### Material provided:

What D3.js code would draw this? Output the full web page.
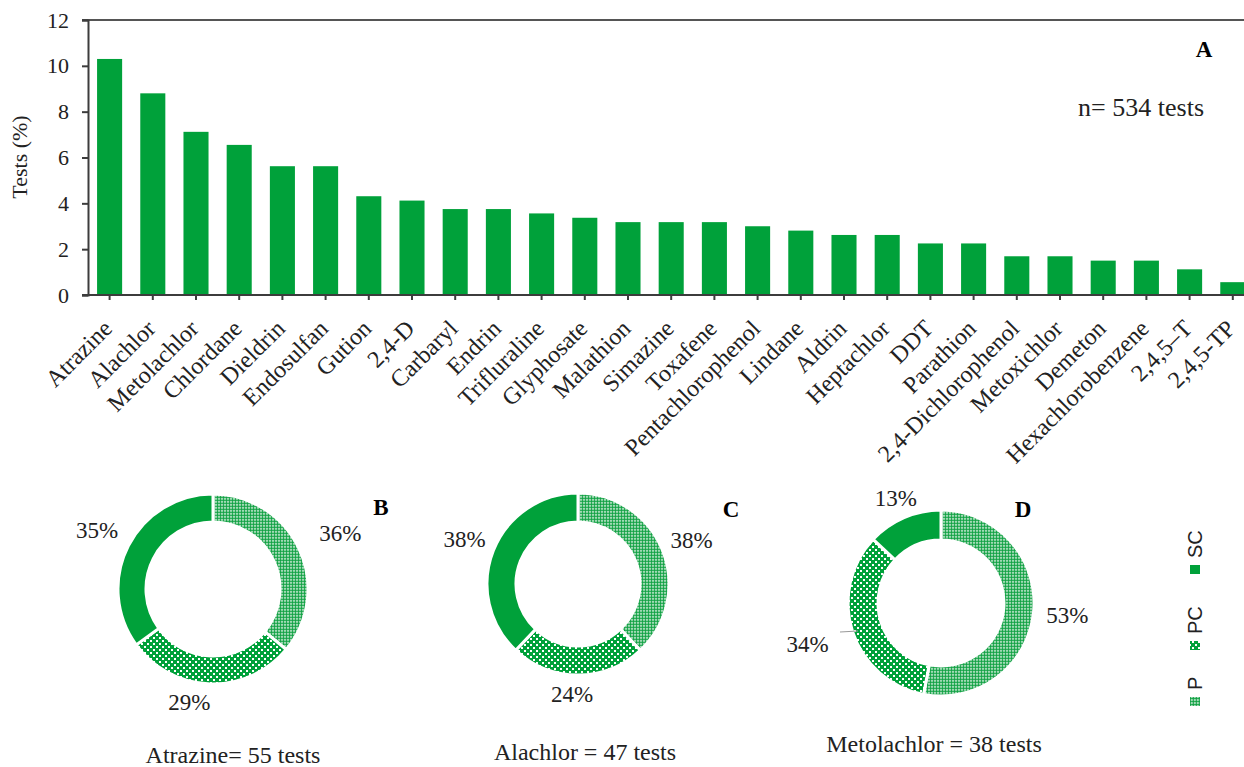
<!DOCTYPE html>
<html>
<head>
<meta charset="utf-8">
<script src="https://cdn.jsdelivr.net/npm/d3@7"></script>
<style>
  body { margin: 0; background: #fff; }
  svg { font-family: "Liberation Serif", serif; }
</style>
</head>
<body>
<div id="vis"></div>
<script>
// data
const PESTICIDES = ["Atrazine", "Alachlor", "Metolachlor", "Chlordane", "Dieldrin", "Endosulfan",
  "Gution", "2,4-D", "Carbaryl", "Endrin", "Trifluraline", "Glyphosate", "Malathion", "Simazine",
  "Toxafene", "Pentachlorophenol", "Lindane", "Aldrin", "Heptachlor", "DDT", "Parathion",
  "2,4-Dichlorophenol", "Metoxichlor", "Demeton", "Hexachlorobenzene", "2,4,5\u2013T", "2,4,5-TP"];
const TEST_PCT = [10.30, 8.80, 7.12, 6.55, 5.62, 5.62, 4.31, 4.12, 3.75, 3.75, 3.56, 3.37, 3.18, 3.18,
  3.18, 3.00, 2.81, 2.62, 2.62, 2.25, 2.25, 1.69, 1.69, 1.50, 1.50, 1.12, 0.56];
const Y_TICKS = [0, 2, 4, 6, 8, 10, 12];

const CLASSES = ["P", "PC", "SC"];
const ATRAZINE_PCT = [36, 29, 35];
const ALACHLOR_PCT = [38, 24, 38];
const METOLACHLOR_PCT = [53, 34, 13];
const DONUT_NAMES = ["Atrazine= 55 tests", "Alachlor = 47 tests", "Metolachlor = 38 tests"];
const DONUT_LETTERS = ["B", "C", "D"];

// set constants
const WIDTH = 1244, HEIGHT = 767;
const GREEN = "#00a13a";
const AXIS_COLOR = "#3c3c3c";
const PLOT = {left: 88, top: 20, bottom: 295};
const STEP = 43.2;

const svg = d3.select("#vis").append("svg")
  .attr("width", WIDTH)
  .attr("height", HEIGHT);

// patterns for the donut classes
const defs = svg.append("defs");
const patP = defs.append("pattern").attr("id", "patP")
  .attr("patternUnits", "userSpaceOnUse").attr("width", 3).attr("height", 3);
patP.append("rect").attr("width", 3).attr("height", 3).attr("fill", "#ffffff");
patP.append("circle").attr("cx", 1.5).attr("cy", 1.5).attr("r", 1.4).attr("fill", "#12a244");

const patPC = defs.append("pattern").attr("id", "patPC")
  .attr("patternUnits", "userSpaceOnUse").attr("width", 6).attr("height", 6);
patPC.append("rect").attr("width", 6).attr("height", 6).attr("fill", GREEN);
patPC.append("rect").attr("x", 0).attr("y", 0).attr("width", 2).attr("height", 2).attr("fill", "#fff");
patPC.append("rect").attr("x", 3).attr("y", 3).attr("width", 2).attr("height", 2).attr("fill", "#fff");

const FILLS = {P: "url(#patP)", PC: "url(#patPC)", SC: GREEN};

// ---------- bar chart (A) ----------
const X_SCALE = d3.scaleBand()
  .domain(PESTICIDES)
  .range([PLOT.left, PLOT.left + PESTICIDES.length * STEP])
  .paddingInner(0.42)
  .paddingOuter(0.21);

const Y_SCALE = d3.scaleLinear()
  .domain([0, 12])
  .range([PLOT.bottom, PLOT.top]);

// top line at 12
svg.append("line")
  .attr("x1", PLOT.left - 6).attr("x2", WIDTH)
  .attr("y1", Y_SCALE(12)).attr("y2", Y_SCALE(12))
  .attr("stroke", "#555").attr("stroke-width", 2);

svg.selectAll(".bar")
  .data(TEST_PCT)
  .enter()
  .append("rect")
    .attr("class", "bar")
    .attr("x", (d, i) => X_SCALE(PESTICIDES[i]))
    .attr("y", (d) => Y_SCALE(d))
    .attr("width", X_SCALE.bandwidth())
    .attr("height", (d) => Y_SCALE(0) - Y_SCALE(d))
    .attr("fill", GREEN);

// y axis
const yAxis = svg.append("g")
  .attr("transform", "translate(" + PLOT.left + ",0)")
  .call(d3.axisLeft(Y_SCALE).tickValues(Y_TICKS).tickSize(6).tickPadding(13));
yAxis.select(".domain").attr("stroke", AXIS_COLOR).attr("stroke-width", 2);
yAxis.selectAll(".tick line").attr("stroke", AXIS_COLOR).attr("stroke-width", 2);
yAxis.selectAll("text")
  .attr("font-family", "Liberation Serif").attr("font-size", "22px").attr("fill", "#222");

// x axis
const xAxis = svg.append("g")
  .attr("transform", "translate(0," + PLOT.bottom + ")")
  .call(d3.axisBottom(X_SCALE).tickSizeOuter(0).tickSize(5));
xAxis.select(".domain").attr("stroke", AXIS_COLOR).attr("stroke-width", 2)
  .attr("d", "M" + (PLOT.left - 6) + ",0H" + WIDTH);
xAxis.selectAll(".tick line").attr("stroke", AXIS_COLOR).attr("stroke-width", 2);
xAxis.selectAll("text")
  .attr("x", 0).attr("y", 0).attr("dy", null)
  .attr("transform", "translate(4,35) rotate(-45)")
  .attr("text-anchor", "end")
  .attr("font-family", "Liberation Serif").attr("font-size", "24px").attr("fill", "#222");

svg.append("text")
  .attr("transform", "translate(27,157) rotate(-90)")
  .attr("text-anchor", "middle")
  .attr("font-size", "22px").attr("fill", "#222")
  .text("Tests (%)");

svg.append("text")
  .attr("x", 1204).attr("y", 57)
  .attr("text-anchor", "middle")
  .attr("font-size", "23px").attr("font-weight", "bold")
  .text("A");

svg.append("text")
  .attr("x", 1204).attr("y", 116)
  .attr("text-anchor", "end")
  .attr("font-size", "26px").attr("fill", "#222")
  .text("n= 534 tests");

// ---------- donuts (B, C, D) ----------
const DONUTS = [
  {values: ATRAZINE_PCT, cx: 213, cy: 589, r: 95, ir: 67, labelR: [132, 113, 130],
   nudge: [[8, 0], [-20, 0], [0, 0]], letter: [381, 515], caption: [233, 763]},
  {values: ALACHLOR_PCT, cx: 578, cy: 584, r: 91, ir: 62, labelR: [120, 110, 122],
   nudge: [[2, 0], [-6, 0], [0, 0]], letter: [731, 517], caption: [585, 760]},
  {values: METOLACHLOR_PCT, cx: 941, cy: 603, r: 93, ir: 63, labelR: [127, 132, 114],
   nudge: [[0, 0], [-8, 0], [0, 0]], letter: [1023, 517], caption: [934, 752]}
];

const pie = d3.pie().sort(null).value((d) => d);

DONUTS.forEach((cfg, k) => {
  const g = svg.append("g").attr("transform", "translate(" + cfg.cx + "," + cfg.cy + ")");
  const arc = d3.arc().innerRadius(cfg.ir).outerRadius(cfg.r);
  const arcs = pie(cfg.values);

  g.selectAll("path")
    .data(arcs)
    .enter()
    .append("path")
      .attr("d", arc)
      .attr("fill", (d, i) => FILLS[CLASSES[i]])
      .attr("stroke", "#fff")
      .attr("stroke-width", 3);

  g.selectAll(".lbl")
    .data(arcs)
    .enter()
    .append("text")
      .attr("class", "lbl")
      .attr("transform", (d, i) => {
        const c = d3.arc().innerRadius(cfg.labelR[i]).outerRadius(cfg.labelR[i]).centroid(d);
        return "translate(" + (c[0] + cfg.nudge[i][0]) + "," + (c[1] + cfg.nudge[i][1]) + ")";
      })
      .attr("text-anchor", "middle")
      .attr("dy", "0.35em")
      .attr("font-size", "23px").attr("fill", "#222")
      .text((d) => d.data + "%");

  svg.append("text")
    .attr("x", cfg.letter[0]).attr("y", cfg.letter[1])
    .attr("text-anchor", "middle")
    .attr("font-size", "23px").attr("font-weight", "bold")
    .text(DONUT_LETTERS[k]);

  svg.append("text")
    .attr("x", cfg.caption[0]).attr("y", cfg.caption[1])
    .attr("text-anchor", "middle")
    .attr("font-size", "24px").attr("fill", "#222")
    .text(DONUT_NAMES[k]);
});

// leader line for 34% in D
svg.append("line")
  .attr("x1", 840).attr("x2", 858).attr("y1", 632).attr("y2", 631)
  .attr("stroke", "#999").attr("stroke-width", 1);

// ---------- legend (rotated) ----------
const legend = svg.append("g").attr("transform", "translate(1195,706) rotate(-90)");
const LEG_POS = [0, 56, 132];
CLASSES.forEach((c, i) => {
  legend.append("rect")
    .attr("x", LEG_POS[i]).attr("y", -5)
    .attr("width", 9).attr("height", 10)
    .attr("fill", FILLS[c]);
  legend.append("text")
    .attr("x", LEG_POS[i] + 16).attr("y", 7)
    .attr("font-family", "Liberation Sans").attr("font-size", "20px").attr("fill", "#222")
    .text(c);
});
</script>
</body>
</html>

### Your instructions:
Set the lines above down again, word for word, from the first through the one containing "const STEP = 43.2;"; pictures excluded.

### Output:
What D3.js code would draw this? Output the full web page.
<!DOCTYPE html>
<html>
<head>
<meta charset="utf-8">
<script src="https://cdn.jsdelivr.net/npm/d3@7"></script>
<style>
  body { margin: 0; background: #fff; }
  svg { font-family: "Liberation Serif", serif; }
</style>
</head>
<body>
<div id="vis"></div>
<script>
// data
const PESTICIDES = ["Atrazine", "Alachlor", "Metolachlor", "Chlordane", "Dieldrin", "Endosulfan",
  "Gution", "2,4-D", "Carbaryl", "Endrin", "Trifluraline", "Glyphosate", "Malathion", "Simazine",
  "Toxafene", "Pentachlorophenol", "Lindane", "Aldrin", "Heptachlor", "DDT", "Parathion",
  "2,4-Dichlorophenol", "Metoxichlor", "Demeton", "Hexachlorobenzene", "2,4,5\u2013T", "2,4,5-TP"];
const TEST_PCT = [10.30, 8.80, 7.12, 6.55, 5.62, 5.62, 4.31, 4.12, 3.75, 3.75, 3.56, 3.37, 3.18, 3.18,
  3.18, 3.00, 2.81, 2.62, 2.62, 2.25, 2.25, 1.69, 1.69, 1.50, 1.50, 1.12, 0.56];
const Y_TICKS = [0, 2, 4, 6, 8, 10, 12];

const CLASSES = ["P", "PC", "SC"];
const ATRAZINE_PCT = [36, 29, 35];
const ALACHLOR_PCT = [38, 24, 38];
const METOLACHLOR_PCT = [53, 34, 13];
const DONUT_NAMES = ["Atrazine= 55 tests", "Alachlor = 47 tests", "Metolachlor = 38 tests"];
const DONUT_LETTERS = ["B", "C", "D"];

// set constants
const WIDTH = 1244, HEIGHT = 767;
const GREEN = "#00a13a";
const AXIS_COLOR = "#3c3c3c";
const PLOT = {left: 88, top: 20, bottom: 295};
const STEP = 43.2;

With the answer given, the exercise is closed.